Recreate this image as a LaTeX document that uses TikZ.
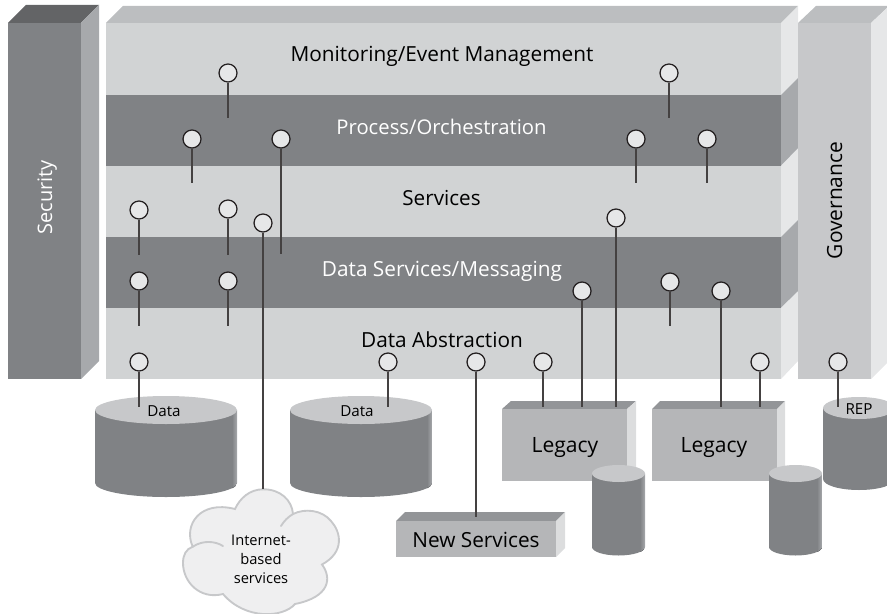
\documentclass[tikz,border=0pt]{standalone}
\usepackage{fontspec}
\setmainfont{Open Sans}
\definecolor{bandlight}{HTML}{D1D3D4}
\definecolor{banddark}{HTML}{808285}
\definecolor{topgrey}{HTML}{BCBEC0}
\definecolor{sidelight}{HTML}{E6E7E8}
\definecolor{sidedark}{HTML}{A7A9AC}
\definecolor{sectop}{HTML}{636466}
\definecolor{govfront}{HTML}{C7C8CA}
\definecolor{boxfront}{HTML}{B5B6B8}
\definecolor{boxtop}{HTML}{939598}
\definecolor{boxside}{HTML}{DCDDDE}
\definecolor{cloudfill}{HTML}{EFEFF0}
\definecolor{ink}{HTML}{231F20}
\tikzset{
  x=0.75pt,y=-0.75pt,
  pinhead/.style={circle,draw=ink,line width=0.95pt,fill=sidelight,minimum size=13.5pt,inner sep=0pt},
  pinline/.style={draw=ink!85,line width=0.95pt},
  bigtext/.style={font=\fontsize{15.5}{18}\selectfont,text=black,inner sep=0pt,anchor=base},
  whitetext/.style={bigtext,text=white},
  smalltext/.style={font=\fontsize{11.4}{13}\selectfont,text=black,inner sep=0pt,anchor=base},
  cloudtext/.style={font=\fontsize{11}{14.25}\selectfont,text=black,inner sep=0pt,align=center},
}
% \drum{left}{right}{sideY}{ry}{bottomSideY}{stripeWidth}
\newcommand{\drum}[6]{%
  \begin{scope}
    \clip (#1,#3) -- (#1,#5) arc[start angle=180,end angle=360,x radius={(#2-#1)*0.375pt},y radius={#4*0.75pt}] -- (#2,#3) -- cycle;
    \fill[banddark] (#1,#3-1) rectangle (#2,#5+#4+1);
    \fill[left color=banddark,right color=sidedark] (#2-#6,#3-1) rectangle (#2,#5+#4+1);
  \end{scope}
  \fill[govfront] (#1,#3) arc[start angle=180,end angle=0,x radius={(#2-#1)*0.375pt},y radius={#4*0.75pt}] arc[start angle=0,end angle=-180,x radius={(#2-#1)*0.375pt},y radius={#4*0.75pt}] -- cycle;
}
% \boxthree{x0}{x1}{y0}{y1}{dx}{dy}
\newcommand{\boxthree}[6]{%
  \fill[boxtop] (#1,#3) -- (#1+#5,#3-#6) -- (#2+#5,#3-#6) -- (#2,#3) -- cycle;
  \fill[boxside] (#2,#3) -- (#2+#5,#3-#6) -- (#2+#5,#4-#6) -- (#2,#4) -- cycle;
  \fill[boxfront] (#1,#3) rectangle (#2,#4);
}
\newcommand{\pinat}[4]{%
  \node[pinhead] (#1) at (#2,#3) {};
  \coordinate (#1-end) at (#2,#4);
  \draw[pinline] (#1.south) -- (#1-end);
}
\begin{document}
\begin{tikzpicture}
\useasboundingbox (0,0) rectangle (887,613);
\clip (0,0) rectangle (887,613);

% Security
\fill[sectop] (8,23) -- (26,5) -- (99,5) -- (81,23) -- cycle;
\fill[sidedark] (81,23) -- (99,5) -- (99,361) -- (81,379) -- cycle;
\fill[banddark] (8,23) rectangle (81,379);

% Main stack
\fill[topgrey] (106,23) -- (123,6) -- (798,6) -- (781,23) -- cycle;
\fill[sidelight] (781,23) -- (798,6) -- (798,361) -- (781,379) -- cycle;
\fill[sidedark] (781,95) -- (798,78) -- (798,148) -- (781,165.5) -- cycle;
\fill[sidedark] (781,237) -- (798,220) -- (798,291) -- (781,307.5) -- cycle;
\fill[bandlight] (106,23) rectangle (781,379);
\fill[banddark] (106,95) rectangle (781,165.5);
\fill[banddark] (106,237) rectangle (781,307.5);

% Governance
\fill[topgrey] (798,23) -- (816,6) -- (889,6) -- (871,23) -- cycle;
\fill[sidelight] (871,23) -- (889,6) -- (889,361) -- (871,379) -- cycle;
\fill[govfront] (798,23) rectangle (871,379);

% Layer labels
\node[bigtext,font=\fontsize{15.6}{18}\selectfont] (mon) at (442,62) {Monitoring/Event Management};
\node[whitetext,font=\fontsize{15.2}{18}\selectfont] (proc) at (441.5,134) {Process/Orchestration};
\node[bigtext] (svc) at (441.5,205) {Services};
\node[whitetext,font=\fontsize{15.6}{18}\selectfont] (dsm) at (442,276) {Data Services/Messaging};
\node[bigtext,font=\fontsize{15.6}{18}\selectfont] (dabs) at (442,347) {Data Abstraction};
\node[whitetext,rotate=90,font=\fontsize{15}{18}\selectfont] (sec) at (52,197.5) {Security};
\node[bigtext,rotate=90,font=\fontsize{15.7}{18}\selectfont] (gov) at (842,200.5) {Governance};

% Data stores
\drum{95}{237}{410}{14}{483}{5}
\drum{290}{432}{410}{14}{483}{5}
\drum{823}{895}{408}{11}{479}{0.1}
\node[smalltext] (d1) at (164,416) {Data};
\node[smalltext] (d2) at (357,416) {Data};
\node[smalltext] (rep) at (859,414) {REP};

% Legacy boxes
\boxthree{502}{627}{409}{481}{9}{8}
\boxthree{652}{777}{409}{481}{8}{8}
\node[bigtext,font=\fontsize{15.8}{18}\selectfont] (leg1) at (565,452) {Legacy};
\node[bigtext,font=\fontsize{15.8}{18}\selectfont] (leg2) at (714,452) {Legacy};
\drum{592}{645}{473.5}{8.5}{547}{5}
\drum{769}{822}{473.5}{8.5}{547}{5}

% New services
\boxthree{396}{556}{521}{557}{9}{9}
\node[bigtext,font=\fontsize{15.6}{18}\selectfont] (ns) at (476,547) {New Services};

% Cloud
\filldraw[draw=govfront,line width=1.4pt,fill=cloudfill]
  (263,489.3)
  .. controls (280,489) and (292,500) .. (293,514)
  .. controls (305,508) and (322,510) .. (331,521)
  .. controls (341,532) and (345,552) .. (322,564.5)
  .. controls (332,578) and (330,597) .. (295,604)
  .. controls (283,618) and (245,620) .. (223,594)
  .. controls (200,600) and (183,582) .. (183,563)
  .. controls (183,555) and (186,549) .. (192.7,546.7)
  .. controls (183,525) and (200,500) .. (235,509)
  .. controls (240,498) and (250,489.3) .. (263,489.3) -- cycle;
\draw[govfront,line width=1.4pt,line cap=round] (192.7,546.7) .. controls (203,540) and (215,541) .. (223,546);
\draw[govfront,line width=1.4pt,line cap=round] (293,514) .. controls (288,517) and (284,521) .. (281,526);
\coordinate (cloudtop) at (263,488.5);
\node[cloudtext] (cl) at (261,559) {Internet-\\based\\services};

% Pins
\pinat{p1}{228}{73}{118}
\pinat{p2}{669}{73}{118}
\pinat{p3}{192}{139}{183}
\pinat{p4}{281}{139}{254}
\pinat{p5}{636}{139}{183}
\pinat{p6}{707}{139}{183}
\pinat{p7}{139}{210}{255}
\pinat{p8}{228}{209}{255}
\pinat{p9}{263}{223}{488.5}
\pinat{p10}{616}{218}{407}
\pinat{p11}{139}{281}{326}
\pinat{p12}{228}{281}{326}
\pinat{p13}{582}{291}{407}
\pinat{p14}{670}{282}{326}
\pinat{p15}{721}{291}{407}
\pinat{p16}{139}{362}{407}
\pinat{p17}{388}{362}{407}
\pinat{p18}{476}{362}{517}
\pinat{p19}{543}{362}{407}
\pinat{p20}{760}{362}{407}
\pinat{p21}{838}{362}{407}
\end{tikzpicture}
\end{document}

········

Exercise description: Give the material again exactly as it is, but keep the pictures out.

In response:
Recreate this image as a LaTeX document that uses TikZ.
\documentclass[tikz,border=0pt]{standalone}
\usepackage{fontspec}
\setmainfont{Open Sans}
\definecolor{bandlight}{HTML}{D1D3D4}
\definecolor{banddark}{HTML}{808285}
\definecolor{topgrey}{HTML}{BCBEC0}
\definecolor{sidelight}{HTML}{E6E7E8}
\definecolor{sidedark}{HTML}{A7A9AC}
\definecolor{sectop}{HTML}{636466}
\definecolor{govfront}{HTML}{C7C8CA}
\definecolor{boxfront}{HTML}{B5B6B8}
\definecolor{boxtop}{HTML}{939598}
\definecolor{boxside}{HTML}{DCDDDE}
\definecolor{cloudfill}{HTML}{EFEFF0}
\definecolor{ink}{HTML}{231F20}
\tikzset{
  x=0.75pt,y=-0.75pt,
  pinhead/.style={circle,draw=ink,line width=0.95pt,fill=sidelight,minimum size=13.5pt,inner sep=0pt},
  pinline/.style={draw=ink!85,line width=0.95pt},
  bigtext/.style={font=\fontsize{15.5}{18}\selectfont,text=black,inner sep=0pt,anchor=base},
  whitetext/.style={bigtext,text=white},
  smalltext/.style={font=\fontsize{11.4}{13}\selectfont,text=black,inner sep=0pt,anchor=base},
  cloudtext/.style={font=\fontsize{11}{14.25}\selectfont,text=black,inner sep=0pt,align=center},
}
% \drum{left}{right}{sideY}{ry}{bottomSideY}{stripeWidth}
\newcommand{\drum}[6]{%
  \begin{scope}
    \clip (#1,#3) -- (#1,#5) arc[start angle=180,end angle=360,x radius={(#2-#1)*0.375pt},y radius={#4*0.75pt}] -- (#2,#3) -- cycle;
    \fill[banddark] (#1,#3-1) rectangle (#2,#5+#4+1);
    \fill[left color=banddark,right color=sidedark] (#2-#6,#3-1) rectangle (#2,#5+#4+1);
  \end{scope}
  \fill[govfront] (#1,#3) arc[start angle=180,end angle=0,x radius={(#2-#1)*0.375pt},y radius={#4*0.75pt}] arc[start angle=0,end angle=-180,x radius={(#2-#1)*0.375pt},y radius={#4*0.75pt}] -- cycle;
}
% \boxthree{x0}{x1}{y0}{y1}{dx}{dy}
\newcommand{\boxthree}[6]{%
  \fill[boxtop] (#1,#3) -- (#1+#5,#3-#6) -- (#2+#5,#3-#6) -- (#2,#3) -- cycle;
  \fill[boxside] (#2,#3) -- (#2+#5,#3-#6) -- (#2+#5,#4-#6) -- (#2,#4) -- cycle;
  \fill[boxfront] (#1,#3) rectangle (#2,#4);
}
\newcommand{\pinat}[4]{%
  \node[pinhead] (#1) at (#2,#3) {};
  \coordinate (#1-end) at (#2,#4);
  \draw[pinline] (#1.south) -- (#1-end);
}
\begin{document}
\begin{tikzpicture}
\useasboundingbox (0,0) rectangle (887,613);
\clip (0,0) rectangle (887,613);

% Security
\fill[sectop] (8,23) -- (26,5) -- (99,5) -- (81,23) -- cycle;
\fill[sidedark] (81,23) -- (99,5) -- (99,361) -- (81,379) -- cycle;
\fill[banddark] (8,23) rectangle (81,379);

% Main stack
\fill[topgrey] (106,23) -- (123,6) -- (798,6) -- (781,23) -- cycle;
\fill[sidelight] (781,23) -- (798,6) -- (798,361) -- (781,379) -- cycle;
\fill[sidedark] (781,95) -- (798,78) -- (798,148) -- (781,165.5) -- cycle;
\fill[sidedark] (781,237) -- (798,220) -- (798,291) -- (781,307.5) -- cycle;
\fill[bandlight] (106,23) rectangle (781,379);
\fill[banddark] (106,95) rectangle (781,165.5);
\fill[banddark] (106,237) rectangle (781,307.5);

% Governance
\fill[topgrey] (798,23) -- (816,6) -- (889,6) -- (871,23) -- cycle;
\fill[sidelight] (871,23) -- (889,6) -- (889,361) -- (871,379) -- cycle;
\fill[govfront] (798,23) rectangle (871,379);

% Layer labels
\node[bigtext,font=\fontsize{15.6}{18}\selectfont] (mon) at (442,62) {Monitoring/Event Management};
\node[whitetext,font=\fontsize{15.2}{18}\selectfont] (proc) at (441.5,134) {Process/Orchestration};
\node[bigtext] (svc) at (441.5,205) {Services};
\node[whitetext,font=\fontsize{15.6}{18}\selectfont] (dsm) at (442,276) {Data Services/Messaging};
\node[bigtext,font=\fontsize{15.6}{18}\selectfont] (dabs) at (442,347) {Data Abstraction};
\node[whitetext,rotate=90,font=\fontsize{15}{18}\selectfont] (sec) at (52,197.5) {Security};
\node[bigtext,rotate=90,font=\fontsize{15.7}{18}\selectfont] (gov) at (842,200.5) {Governance};

% Data stores
\drum{95}{237}{410}{14}{483}{5}
\drum{290}{432}{410}{14}{483}{5}
\drum{823}{895}{408}{11}{479}{0.1}
\node[smalltext] (d1) at (164,416) {Data};
\node[smalltext] (d2) at (357,416) {Data};
\node[smalltext] (rep) at (859,414) {REP};

% Legacy boxes
\boxthree{502}{627}{409}{481}{9}{8}
\boxthree{652}{777}{409}{481}{8}{8}
\node[bigtext,font=\fontsize{15.8}{18}\selectfont] (leg1) at (565,452) {Legacy};
\node[bigtext,font=\fontsize{15.8}{18}\selectfont] (leg2) at (714,452) {Legacy};
\drum{592}{645}{473.5}{8.5}{547}{5}
\drum{769}{822}{473.5}{8.5}{547}{5}

% New services
\boxthree{396}{556}{521}{557}{9}{9}
\node[bigtext,font=\fontsize{15.6}{18}\selectfont] (ns) at (476,547) {New Services};

% Cloud
\filldraw[draw=govfront,line width=1.4pt,fill=cloudfill]
  (263,489.3)
  .. controls (280,489) and (292,500) .. (293,514)
  .. controls (305,508) and (322,510) .. (331,521)
  .. controls (341,532) and (345,552) .. (322,564.5)
  .. controls (332,578) and (330,597) .. (295,604)
  .. controls (283,618) and (245,620) .. (223,594)
  .. controls (200,600) and (183,582) .. (183,563)
  .. controls (183,555) and (186,549) .. (192.7,546.7)
  .. controls (183,525) and (200,500) .. (235,509)
  .. controls (240,498) and (250,489.3) .. (263,489.3) -- cycle;
\draw[govfront,line width=1.4pt,line cap=round] (192.7,546.7) .. controls (203,540) and (215,541) .. (223,546);
\draw[govfront,line width=1.4pt,line cap=round] (293,514) .. controls (288,517) and (284,521) .. (281,526);
\coordinate (cloudtop) at (263,488.5);
\node[cloudtext] (cl) at (261,559) {Internet-\\based\\services};

% Pins
\pinat{p1}{228}{73}{118}
\pinat{p2}{669}{73}{118}
\pinat{p3}{192}{139}{183}
\pinat{p4}{281}{139}{254}
\pinat{p5}{636}{139}{183}
\pinat{p6}{707}{139}{183}
\pinat{p7}{139}{210}{255}
\pinat{p8}{228}{209}{255}
\pinat{p9}{263}{223}{488.5}
\pinat{p10}{616}{218}{407}
\pinat{p11}{139}{281}{326}
\pinat{p12}{228}{281}{326}
\pinat{p13}{582}{291}{407}
\pinat{p14}{670}{282}{326}
\pinat{p15}{721}{291}{407}
\pinat{p16}{139}{362}{407}
\pinat{p17}{388}{362}{407}
\pinat{p18}{476}{362}{517}
\pinat{p19}{543}{362}{407}
\pinat{p20}{760}{362}{407}
\pinat{p21}{838}{362}{407}
\end{tikzpicture}
\end{document}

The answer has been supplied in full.